Autonomous ETL with materialized views
Adesh Rao and Abhishek Somani share a framework for materialized views in SQL-on-Hadoop engines that automatically suggests, creates, uses, invalidates, and refreshes views created on top of data for optimal performance and strict correctness.
Talk Title | Autonomous ETL with materialized views |
Speakers | Adesh Rao (Qubole), Abhishek Somani (Qubole) |
Conference | Strata Data Conference |
Conf Tag | Making Data Work |
Location | London, United Kingdom |
Date | May 22-24, 2018 |
URL | Talk Page |
Slides | Talk Slides |
Video | |
SQL-on-Hadoop engines like Hive, Presto, Impala, Drill, and Spark SQL have made major strides in improving the performance of ad hoc and reporting queries. A big component of the performance improvement is to store the data sorted, bucketed, or partitioned on key columns. However, experience shows that these techniques are not used appropriately because of high operational overheads.
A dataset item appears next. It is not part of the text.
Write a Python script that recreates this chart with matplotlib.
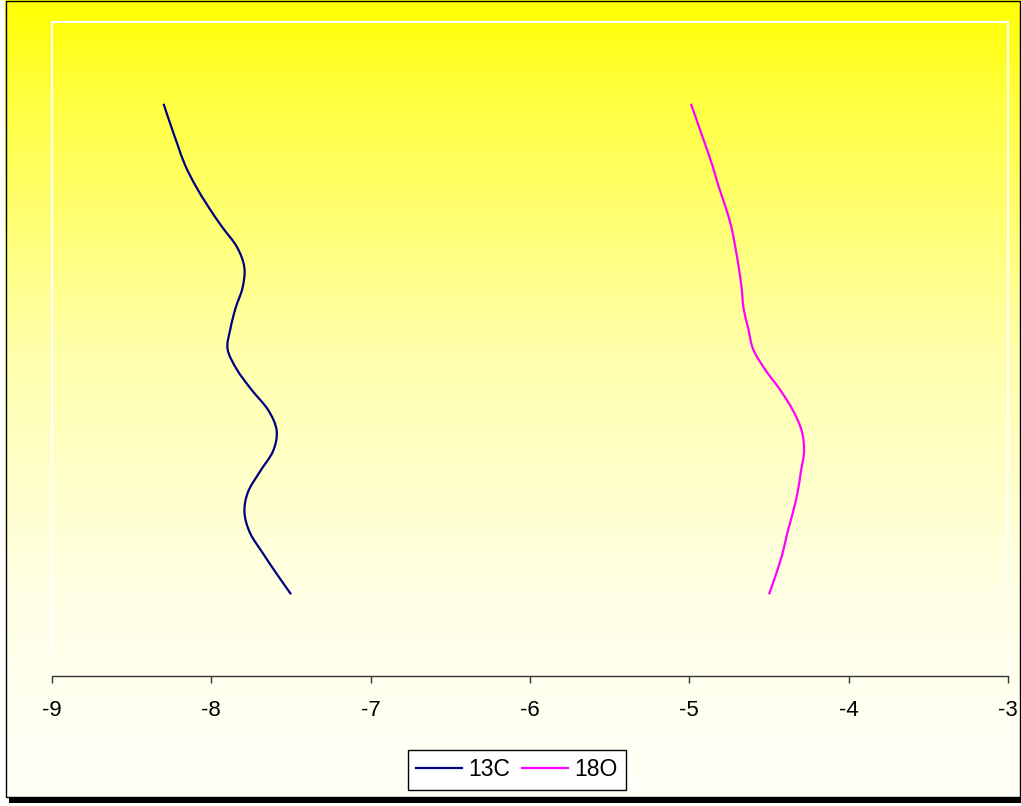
import numpy as np
import matplotlib
matplotlib.use("Agg")
import matplotlib.pyplot as plt
from matplotlib.patches import Rectangle, PathPatch
from matplotlib.path import Path
from matplotlib.lines import Line2D
from matplotlib.colors import LinearSegmentedColormap

plt.rcParams['font.family'] = ['Liberation Sans', 'DejaVu Sans']

# Sample depth positions (hidden vertical axis, increasing downwards)
depth = [1.0, 1.25, 1.5, 1.75, 2.0, 2.25, 2.5, 2.75, 3.0, 3.25, 3.5, 3.75,
         4.0, 4.25, 4.5, 4.75, 5.0, 5.25, 5.5, 5.75, 6.0, 6.25, 6.5, 6.75, 7.0]

# Isotope values
c13 = [-8.30, -8.257, -8.212, -8.165, -8.10, -8.022, -7.935, -7.84, -7.793,
       -7.804, -7.848, -7.88, -7.898, -7.84, -7.747, -7.642, -7.59, -7.613,
       -7.695, -7.77, -7.792, -7.757, -7.676, -7.59, -7.50]
o18 = [-4.99, -4.945, -4.90, -4.856, -4.818, -4.775, -4.737, -4.712, -4.69,
       -4.672, -4.66, -4.63, -4.60, -4.525, -4.43, -4.35, -4.295, -4.28,
       -4.30, -4.32, -4.35, -4.385, -4.415, -4.455, -4.50]

xticks = [-9, -8, -7, -6, -5, -4, -3]

C13_COLOR = '#000080'
O18_COLOR = '#FF00FF'


def smooth_path(xs, ys):
    """Cubic Bezier path through every point (Catmull-Rom style smoothing)."""
    pts = np.column_stack([xs, ys]).astype(float)
    n = len(pts)
    verts = [pts[0]]
    codes = [Path.MOVETO]
    for i in range(n - 1):
        p_prev = pts[max(i - 1, 0)]
        p0 = pts[i]
        p1 = pts[i + 1]
        p_next = pts[min(i + 2, n - 1)]
        c1 = p0 + (p1 - p_prev) / 6.0
        c2 = p1 - (p_next - p0) / 6.0
        verts.extend([c1, c2, p1])
        codes.extend([Path.CURVE4] * 3)
    return Path(verts, codes)


W, H = 1021, 806
fig = plt.figure(figsize=(W / 100, H / 100), dpi=100, facecolor='white')

# Background layer in pixel coordinates
bg = fig.add_axes([0, 0, 1, 1], zorder=0)
bg.set_xlim(0, W)
bg.set_ylim(H, 0)
bg.axis('off')

# Drop shadow below the chart frame
bg.add_patch(Rectangle((9, 797), W - 9, 6, facecolor='black', edgecolor='none'))

# Vertical yellow-to-cream gradient fill
grad_cmap = LinearSegmentedColormap.from_list(
    'yellow_fade',
    [(0.0, (1.0, 1.0, 0.0)),
     (0.12, (1.0, 1.0, 0.25)),
     (0.45, (1.0, 1.0, 0.68)),
     (0.75, (1.0, 1.0, 0.90)),
     (1.0, (1.0, 1.0, 0.975))])
g = np.linspace(0, 1, 512).reshape(-1, 1)
bg.imshow(g, cmap=grad_cmap, aspect='auto', extent=(5, W - 1, 797, 0),
          interpolation='bilinear', zorder=1)
bg.add_patch(Rectangle((5.5, 0.5), W - 6.5, 796.5, facecolor='none',
                       edgecolor='black', linewidth=1.0, zorder=2))

# Main plot area
ax = fig.add_axes([52 / W, (H - 676) / H, (1008 - 52) / W, (676 - 22) / H],
                  zorder=1)
ax.patch.set_alpha(0)

for xs, col in ((c13, C13_COLOR), (o18, O18_COLOR)):
    ax.add_patch(PathPatch(smooth_path(xs, depth), facecolor='none',
                           edgecolor=col, linewidth=1.6, capstyle='butt',
                           joinstyle='round'))

ax.set_xlim(-9, -3)
ax.set_ylim(8, 0)
ax.set_xticks(xticks)
ax.set_xticklabels([str(t) for t in xticks])
ax.set_yticks([])
ax.tick_params(axis='x', direction='out', length=5, width=1, color='#333333',
               pad=12, labelsize=16, labelcolor='black')

for side in ('left', 'right', 'top'):
    ax.spines[side].set_color('white')
    ax.spines[side].set_linewidth(1.5)
ax.spines['bottom'].set_color('#333333')
ax.spines['bottom'].set_linewidth(1.0)

handles = [Line2D([], [], color=C13_COLOR, linewidth=1.6),
           Line2D([], [], color=O18_COLOR, linewidth=1.6)]
leg = fig.legend(handles, ['13C', '18O'], loc='center',
                 bbox_to_anchor=(517 / W, 1 - 770 / H), ncol=2,
                 fontsize=16.5, frameon=True, fancybox=False, framealpha=1,
                 edgecolor='black', facecolor='white', handlelength=2.0,
                 handletextpad=0.3, columnspacing=0.5, borderpad=0.35,
                 borderaxespad=0)
leg.get_frame().set_linewidth(1.0)

fig.savefig('out.png', dpi=100, facecolor='white')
Therefore, users have to manage with slow query times or unmanageable operational issues like very large number of partitions. Qubole uses materialized views in Apache Hive to provide autonomous ETL, enabling data engineering teams to restructure the data in the right format and structure based on their workloads. Adesh Rao and Abhishek Somani share a framework for materialized views in SQL-on-Hadoop engines that automatically suggests, creates, uses, invalidates, and refreshes views created on top of data for optimal performance and strict correctness. Adesh and Abhishek first make a case for materialized views as the foundation for autonomous ETL to restructure data and then address challenges with materialized views and how these can be addressed within the framework, particularly for the creation and use of materialized views, automatic detection of changes to source tables and consequent invalidation of related materialized views, and automatic full and partial refreshes of materialized views on invalidation. Although Qubole uses these techniques with Apache Hive and Apache Presto, they have been implemented in an engine-agnostic fashion so that engines such as Spark SQL can utilize them as well.